Los objetivos dominantes se cumplen desde adentro. Y que pese a la obsecuencia no garantizan la empleabilidad, como dicen. En México, el 45 por ciento de los desempleados tienen educación media-superior y superior, lo que prueba que esa formación adquirida bajo los criterios actuales no son “capital humano”, como lo denominan los liberales. Porque capital humano, para Schultz o Gary Becker, sus teóricos, son sólo aquellas habilidades o competencias del factor trabajo demandadas por el mercado; si no las demanda, son un desperdicio. Es que el problema es el lugar de América Latina en la reproducción capitalista. ¿Qué se necesita de conocimiento propio para estas nuevas formas de economía de enclave del capital transnacional, basada en la explotación inmisericorde de nuestros territorios y en la logística para extraer los productos? ¿Qué se necesita de conocimiento propio para expandir el consumo de productos importados? Ahora, como antes y siempre, el problema de la universidad pública tiene que ver con el país que se quiere construir.

Junto a ese panorama sombrío, es importante destacar que desde luego hay esfuerzos, proyectos, acciones y compromisos de individuos y grupos que van a contracorriente. En una pelea dura, pero imprescindible para debatir contra el sentido común impuesto, para demostrar en la práctica que se puede construir una universidad pública distinta. Los éxitos del proyecto dominante, de este capitalismo destructor de la humanidad y su hogar vital están generando contradicciones inéditas, con nuevas interrogantes y respuestas sociales que incluso el instinto de conservación puede desencadenar. Ese trabajo crítico paciente, constante y terco va dando respuestas a esas interrogantes, poco a poco se van recuperando cabezas y corazones. Por eso mi alegría de compartir este aniversario de un programa de la Universidad de la República que hace honor a lo mejor de su historia.

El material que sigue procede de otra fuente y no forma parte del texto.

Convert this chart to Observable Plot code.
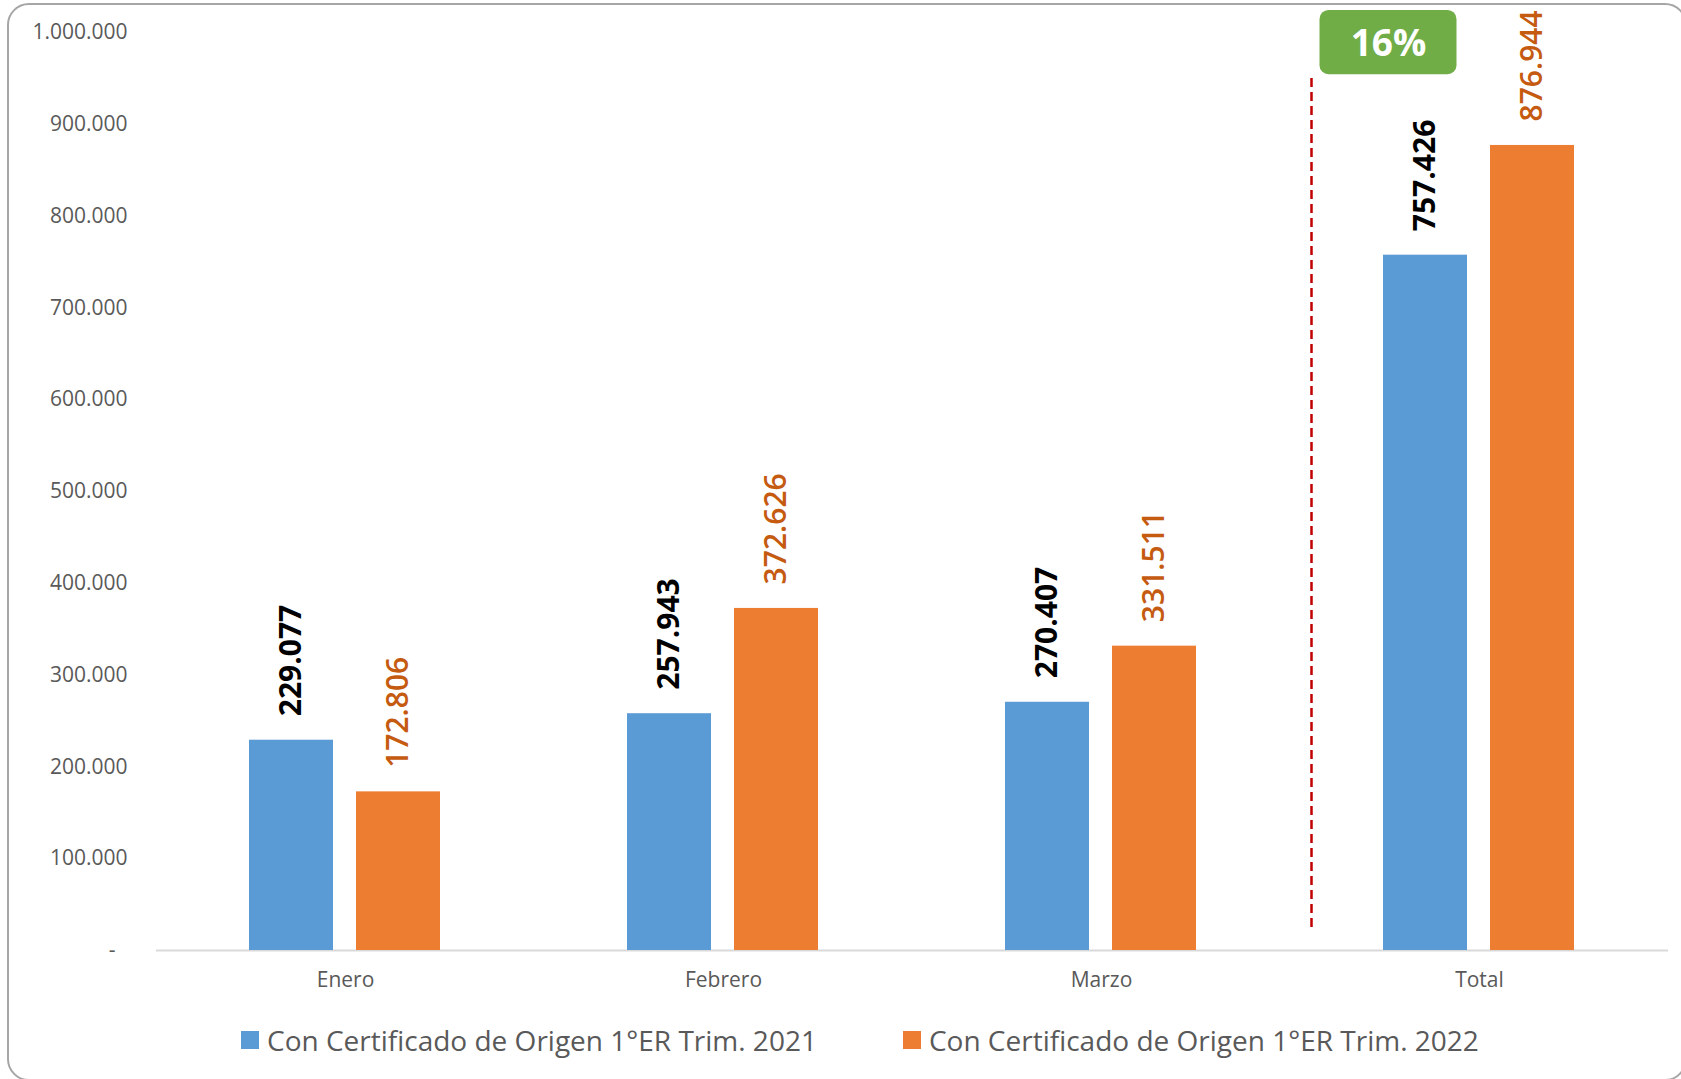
<!DOCTYPE html>
<html>
<head>
<meta charset="utf-8">
<script src="https://cdn.jsdelivr.net/npm/d3@7"></script>
<script src="https://cdn.jsdelivr.net/npm/@observablehq/plot@0.6"></script>
<style>
  html, body { margin: 0; padding: 0; background: #fff; overflow: hidden; }
  #wrap { position: relative; width: 1681px; height: 1079px; font-family: "Open Sans", sans-serif; }
  #border { position: absolute; left: 7px; top: 3px; width: 1680px; height: 1078px; border: 2px solid #A6A6A6; border-radius: 22px; pointer-events: none; box-sizing: border-box; }
  #legend { display: flex; align-items: center; height: 70px; padding-left: 241px; color: #595959; font-size: 28px; }
  .item { display: flex; align-items: center; }
  .sw { width: 18px; height: 18px; margin-right: 8px; }
</style>
</head>
<body>
<div id="wrap">
  <div id="chart"></div>
  <div id="legend"></div>
  <div id="border"></div>
</div>
<script>
const months = ["Enero", "Febrero", "Marzo", "Total"];
const series = ["Con Certificado de Origen 1°ER Trim. 2021", "Con Certificado de Origen 1°ER Trim. 2022"];
const values2021 = [229077, 257943, 270407, 757426];
const values2022 = [172806, 372626, 331511, 876944];
const colors = ["#5B9BD5", "#ED7D31"];
const yTicks = [0, 100000, 200000, 300000, 400000, 500000, 600000, 700000, 800000, 900000, 1000000];
const separatorSpan = [25000, 951000];
const badgeSpan = [954000, 1024000];

const locale = d3.formatLocale({decimal: ",", thousands: ".", grouping: [3], currency: ["", ""]});
const fmt = locale.format(",");

const data = months.flatMap((m, i) => [
  {month: m, serie: series[0], value: values2021[i]},
  {month: m, serie: series[1], value: values2022[i]}
]);
const d2021 = data.filter(d => d.serie === series[0]);
const d2022 = data.filter(d => d.serie === series[1]);

const pct = Math.round((values2022[3] / values2021[3] - 1) * 100) + "%";
const badge = [{month: "Total", serie: series[0], y1: badgeSpan[0], y2: badgeSpan[1], y: (badgeSpan[0] + badgeSpan[1]) / 2, label: pct}];
const sep = [{month: "Total", serie: series[0], y1: separatorSpan[0], y2: separatorSpan[1]}];

const chart = Plot.plot({
  width: 1681,
  height: 1005,
  marginTop: 32,
  marginBottom: 55,
  marginLeft: 155,
  marginRight: 12,
  style: {fontFamily: "'Open Sans', sans-serif", fontSize: "21px", color: "#595959", background: "transparent"},
  fx: {domain: months, padding: 0, label: null, tickSize: 0, tickPadding: 22, axis: "bottom"},
  x: {domain: series, paddingInner: 0.213, paddingOuter: 0.861, axis: null},
  y: {domain: [0, 1000000], ticks: yTicks, tickFormat: d => d === 0 ? "-\u2007" : fmt(d), tickSize: 0, tickPadding: 29, label: null},
  color: {domain: series, range: colors},
  marks: [
    Plot.ruleY([0], {stroke: "#D9D9D9", strokeWidth: 2}),
    Plot.barY(data, {fx: "month", x: "serie", y: "value", fill: "serie"}),
    Plot.text(d2021, {fx: "month", x: "serie", y: "value", text: d => fmt(d.value), rotate: -90, textAnchor: "start", dy: -24, fontSize: 30, fontWeight: "bold", fill: "#000"}),
    Plot.text(d2022, {fx: "month", x: "serie", y: "value", text: d => fmt(d.value), rotate: -90, textAnchor: "start", dy: -24, fontSize: 30, fontWeight: 600, fill: "#C55A11"}),
    Plot.ruleX(sep, {fx: "month", x: "serie", y1: "y1", y2: "y2", dx: -114, stroke: "#C00000", strokeWidth: 2.5, strokeDasharray: "9,5"}),
    Plot.barY(badge, {fx: "month", x: "serie", y1: "y1", y2: "y2", fill: "#70AD47", rx: 9, insetLeft: -63.5, insetRight: 10.5}),
    Plot.text(badge, {fx: "month", x: "serie", y: "y", text: "label", dx: -37, dy: 2, fontSize: 37, fontWeight: "bold", fill: "#fff"})
  ]
});
document.getElementById("chart").appendChild(chart);

const legend = document.getElementById("legend");
series.forEach((s, i) => {
  const item = document.createElement("div");
  item.className = "item";
  if (i > 0) item.style.marginLeft = "86px";
  const sw = document.createElement("span");
  sw.className = "sw";
  sw.style.background = colors[i];
  const t = document.createElement("span");
  t.textContent = s;
  item.appendChild(sw);
  item.appendChild(t);
  legend.appendChild(item);
});
</script>
</body>
</html>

* Ponencia realizada en la mesa redonda “Pensamiento crítico y universidad”, organizada con motivo del décimo aniversario del Programa Integral Metropolitano de la Universidad de la República. Montevideo. Facultad de Arquitectura, 24 de abril de 2018.

** Beatriz Stolowicz es Profesora-Investigadora Titular C del Departamento de Política y Cultura, Área Problemas de América Latina, Universidad Autónoma Metropolitana-Unidad Xochimilco, México.